Alex Proyas est un drôle d'oiseau, qui le connaîtrait des années 2000 jugerait d'un cinéaste de science-fiction très moyen. Prédictions, I-Robot, pour ses productions les plus connues, ne sont pas des modèles de blockbusters réussis et donnent une vision très nuancée de sa courte filmographie. Pour s'intéresser à son travail il faut creuser, remonter le temps, au siècle dernier, aux alentours des années 80, 90, où son travail de clippeur pour les plus grandes marques (Nike, Coca-Cola, Icea-Tea) connurent un franc succès. De la même manière, bien avant de commencer les longs métrage, Proyas s'essaya aux courts, pour asseoir un peu plus ses expérimentations visuelles. The Crow, son deuxième film, le révéla aux yeux de tous mais ne rencontra pas le succès critique. En faute, notamment, à la mort accidentelle de Brandon Lee, tué par un morceau de balle réelle coincé dans un pistolet chargé à blanc. Cette adaptation de comics deviendra pourtant, au fil des années, assez culte aux yeux d'un certain public.
Mais c'est avec Dark City que Proyas expose toute l'étendue de son talent. A la fois scénariste et metteur en scène, l'ancien clippeur, aidé du célèbre David. S. Goyer, se fait remarquer avec cette œuvre unique, dystopique et mystérieuse qui résonne encore aujourd'hui dans l'inspiration de nombreuses science-fictions. On pense notamment à Matrix, dont il a prêté les décors le temps de quelques scènes, ainsi -par la même logique- qu'à tout ce qui a découlé de la révolution des frères Wachowski. Sauf que dans Dark City, les influences viennent plutôt d'hier : immense et imposante, l'énigmatique cité obscure (qui n'a pas de nom), fait immédiatement penser à Metropolis. Au style baroque, l'architecture conçu par les scénaristes pioche dans les compositions de SF allemandes des années 30, dans les films de Fritz Lang. Visuellement aussi, principalement lors des impressionnantes scènes de «synchronisation» où la cité se transforme, tout évoque le mouvement impressionniste, jusque dans l'utilisation des lumières où la transformation des immeubles. Les «Étrangers», similairement, ressemblent aux nosferatus d'Herzog ou de Murnau ; deux allemands, décidément. Fascinant pour l’œil, Dark City se flatte donc en même temps d'une culture protéiforme qui suinte tous les ports de son imagerie.

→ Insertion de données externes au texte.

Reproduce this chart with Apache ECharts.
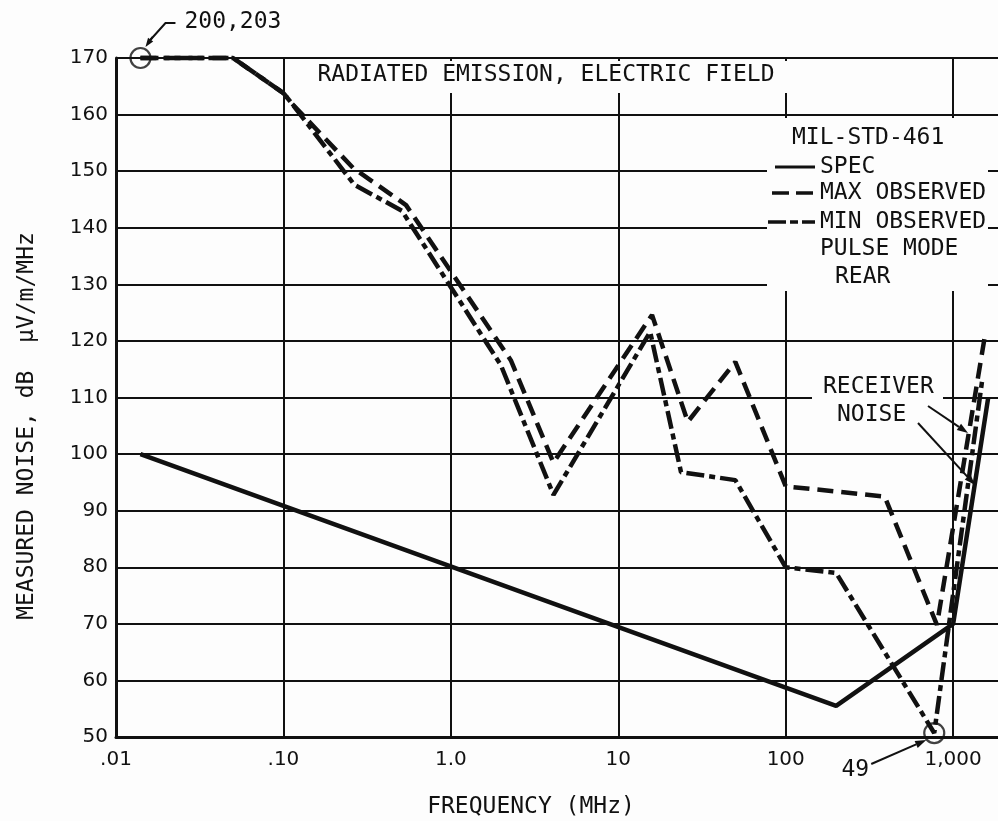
<!DOCTYPE html>
<html><head><meta charset="utf-8">
<script src="https://cdn.jsdelivr.net/npm/echarts@6/dist/echarts.min.js"></script>
<style>html,body{margin:0;padding:0;background:#fdfdfd;overflow:hidden}#c{width:1004px;height:821px}</style>
</head><body><div id="c"></div>
<script>
// ---- data ----
const xTickValues = [0.01, 0.1, 1, 10, 100, 1000];
const xTickLabels = ['.01', '.10', '1.0', '10', '100', '1,000'];
const xMin = 0.01, xMax = 1931;
const yMin = 50, yMax = 170, yStep = 10;

const specFreq  = [0.014, 200, 1000, 1620];
const specLevel = [100, 55.5, 70, 110];

const maxFreq  = [0.014, 0.05, 0.1, 0.112, 0.26, 0.54, 2.28, 4.1, 15.9, 26, 50, 100, 390, 800, 1540];
const maxLevel = [170, 170, 163.8, 162, 150.6, 144, 116.6, 98.5, 124.6, 105.7, 116.3, 94.3, 92.5, 69.8, 120.5];

const minFreq  = [0.014, 0.05, 0.1, 0.112, 0.265, 0.51, 1.99, 4.1, 15.5, 23.7, 50, 100, 200, 771, 1490];
const minLevel = [170, 170, 163.8, 162, 147.6, 143, 115.7, 92.8, 121.6, 96.8, 95.4, 80, 79, 50.7, 113];

const markFreq  = [0.014, 771];
const markLevel = [170, 50.7];
const markText  = ['200,203', '49'];

const titleText = 'RADIATED EMISSION, ELECTRIC FIELD';
const legendHead = 'MIL-STD-461';
const legendNames = ['SPEC', 'MAX OBSERVED', 'MIN OBSERVED'];
const legendNote = ['PULSE MODE', 'REAR'];
const noiseText = ['RECEIVER', 'NOISE'];
const xName = 'FREQUENCY (MHz)';
const yName = 'MEASURED NOISE, dB  \u03bcV/m/MHz';

// ---- styles ----
const INK = '#111';
const MONO = '23px "DejaVu Sans Mono", monospace';
const maxDash = [16, 8];
const minDash = [18, 5, 6, 5];

const zip = (a, b) => a.map((v, i) => [v, b[i]]);
const chart = echarts.init(document.getElementById('c'), null, {renderer: 'canvas'});

chart.setOption({
  backgroundColor: '#fdfdfd',
  animation: false,
  grid: {left: 116, right: 0, top: 58, bottom: 84},
  xAxis: {
    type: 'log', logBase: 10, min: xMin, max: xMax,
    axisLine: {show: true, lineStyle: {color: INK, width: 3}},
    axisTick: {show: false},
    splitLine: {show: true, showMaxLine: false, lineStyle: {color: INK, width: 2}},
    axisLabel: {
      color: INK, fontFamily: 'DejaVu Sans', fontSize: 20, margin: 13,
      formatter: v => {
        const k = xTickValues.findIndex(t => Math.abs(Math.log10(v) - Math.log10(t)) < 1e-6);
        return k >= 0 ? xTickLabels[k] : '';
      }
    }
  },
  yAxis: {
    type: 'value', min: yMin, max: yMax, interval: yStep,
    axisLine: {show: true, lineStyle: {color: INK, width: 3}},
    axisTick: {show: false},
    splitLine: {show: true, lineStyle: {color: INK, width: 2}},
    axisLabel: {color: INK, fontFamily: 'DejaVu Sans', fontSize: 20, margin: 8}
  },
  series: [
    {name: 'SPEC', type: 'line', data: zip(specFreq, specLevel), showSymbol: false, clip: false, z: 3,
     lineStyle: {color: INK, width: 4.5, type: 'solid'}},
    {name: 'MAX OBSERVED', type: 'line', data: zip(maxFreq, maxLevel), showSymbol: false, clip: false, z: 3,
     lineStyle: {color: INK, width: 4.5, type: maxDash}},
    {name: 'MIN OBSERVED', type: 'line', data: zip(minFreq, minLevel), showSymbol: false, clip: false, z: 3,
     lineStyle: {color: INK, width: 4.5, type: minDash}},
    {name: 'marks', type: 'scatter', data: zip(markFreq, markLevel), symbol: 'circle', symbolSize: 20, clip: false, z: 4,
     itemStyle: {color: 'rgba(0,0,0,0)', borderColor: INK, borderWidth: 2.2}}
  ]
});

function txt(x, y, text, align, extra) {
  return Object.assign({type: 'text', z: 10, x: x, y: y,
    style: {x: 0, y: 0, text: text, font: MONO, fill: INK, align: align || 'left', verticalAlign: 'middle'}}, extra || {});
}
function box(x, y, w, h) {
  return {type: 'rect', z: 1, shape: {x: x, y: y, width: w, height: h}, style: {fill: '#fdfdfd'}};
}
function seg(x1, y1, x2, y2, w, dash) {
  return {type: 'line', z: 10, shape: {x1: x1, y1: y1, x2: x2, y2: y2},
    style: {stroke: INK, lineWidth: w || 2, lineDash: dash || null}};
}
function arrow(x1, y1, x2, y2, head) {
  head = head || 10;
  const a = Math.atan2(y2 - y1, x2 - x1), c = Math.cos(a), s = Math.sin(a), hw = head * 0.35;
  const bx = x2 - head * c, by = y2 - head * s;
  return [seg(x1, y1, bx, by, 2),
    {type: 'polygon', z: 10, shape: {points: [[x2, y2], [bx + hw * s, by - hw * c], [bx - hw * s, by + hw * c]]},
     style: {fill: INK}}];
}

const m0 = chart.convertToPixel({xAxisIndex: 0, yAxisIndex: 0}, [markFreq[0], markLevel[0]]);
const m1 = chart.convertToPixel({xAxisIndex: 0, yAxisIndex: 0}, [markFreq[1], markLevel[1]]);

const g = [];
// white boxes that interrupt the grid
g.push(box(300, 61, 500, 32));
g.push(box(767, 118, 221, 173));
g.push(box(812, 371, 131, 60));
// title
g.push(txt(546, 75, titleText, 'center'));
// legend
g.push(txt(792, 138, legendHead));
g.push(seg(775, 167, 815, 167, 3));
g.push(txt(820, 167, legendNames[0]));
g.push(seg(772, 193, 815, 193, 3.5, [17, 7]));
g.push(txt(820, 193, legendNames[1]));
g.push(seg(768, 222, 815, 222, 3.5, [18, 4, 8, 4]));
g.push(txt(820, 222, legendNames[2]));
g.push(txt(820, 249, legendNote[0]));
g.push(txt(835, 277, legendNote[1]));
// receiver noise
g.push(txt(823, 387, noiseText[0]));
g.push(txt(837, 415, noiseText[1]));
g.push(...arrow(928, 406, 968, 433, 11));
g.push(...arrow(918, 423, 975, 485, 11));
// off-scale annotations
g.push(txt(m0[0] + 44, m0[1] - 36, markText[0]));
g.push({type: 'polyline', z: 10, shape: {points: [[m0[0] + 35, m0[1] - 35], [m0[0] + 25, m0[1] - 35], [m0[0] + 8, m0[1] - 16]]},
  style: {stroke: INK, lineWidth: 2, fill: null}});
g.push(...arrow(m0[0] + 12, m0[1] - 21, m0[0] + 5, m0[1] - 11, 9));
g.push(txt(m1[0] - 79, m1[1] + 37, markText[1], 'center'));
g.push(...arrow(m1[0] - 63, m1[1] + 31, m1[0] - 8, m1[1] + 7, 11));
// axis titles
g.push(txt(531, 807, xName, 'center'));
g.push(txt(27, 426, yName, 'center', {rotation: Math.PI / 2}));

chart.setOption({graphic: {elements: g}});
</script></body></html>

Le reste est du même acabit : anti-didactique, l'histoire se veut abstraite, silencieuse, singulièrement pessimiste. Le choix d'un personnage principal amnésique soutient le besoin narratif de perdre le spectateur en l'abreuvant de réponses à la goutte. Dans Dark City on n'en dit pas trop, on suggère, la lumière se fait dès lors l'habile ami d'un scénario qui n'éclaire que ce qui nécessite de l'être. Et si le paranormal ne nous rappelait pas régulièrement à l'ordre, on se penserait presque dans un film noir des années 40. Le polar n'est du coup jamais bien loin, le fantastique côtoie l'intrigue policière avec une facilité formelle qui doit beaucoup à William Hurt, dont l'interprétation, très sobre, familiarise avec le reste du paysage. Dans le même ton, Rufus Sewell, Jennifer Connelly et Kiefer Sutherland apportent à leurs rôles l’ambiguïté qui les caractérisent.
Si on devait sauver une œuvre de la filmographie du metteur en scène, ça serait clairement celle ci. Ce puzzle fantastique à l'identité visuelle très graphique a pour lui de ne ressembler à rien d'autre tout en donnant l'impression d'avoir fouillé un peu partout. Les références, heureusement à la hauteur, louvoient entre les mouvements picturaux du XIXe et le cinéma allemand d'avant guerre. Et la fin, sublimissime, confirme tout le talent d'un cinéaste dont le reste de la carrière n'aura été que l'antithèse de son œuvre la plus puissante. Un drôle d'oiseau on vous dit.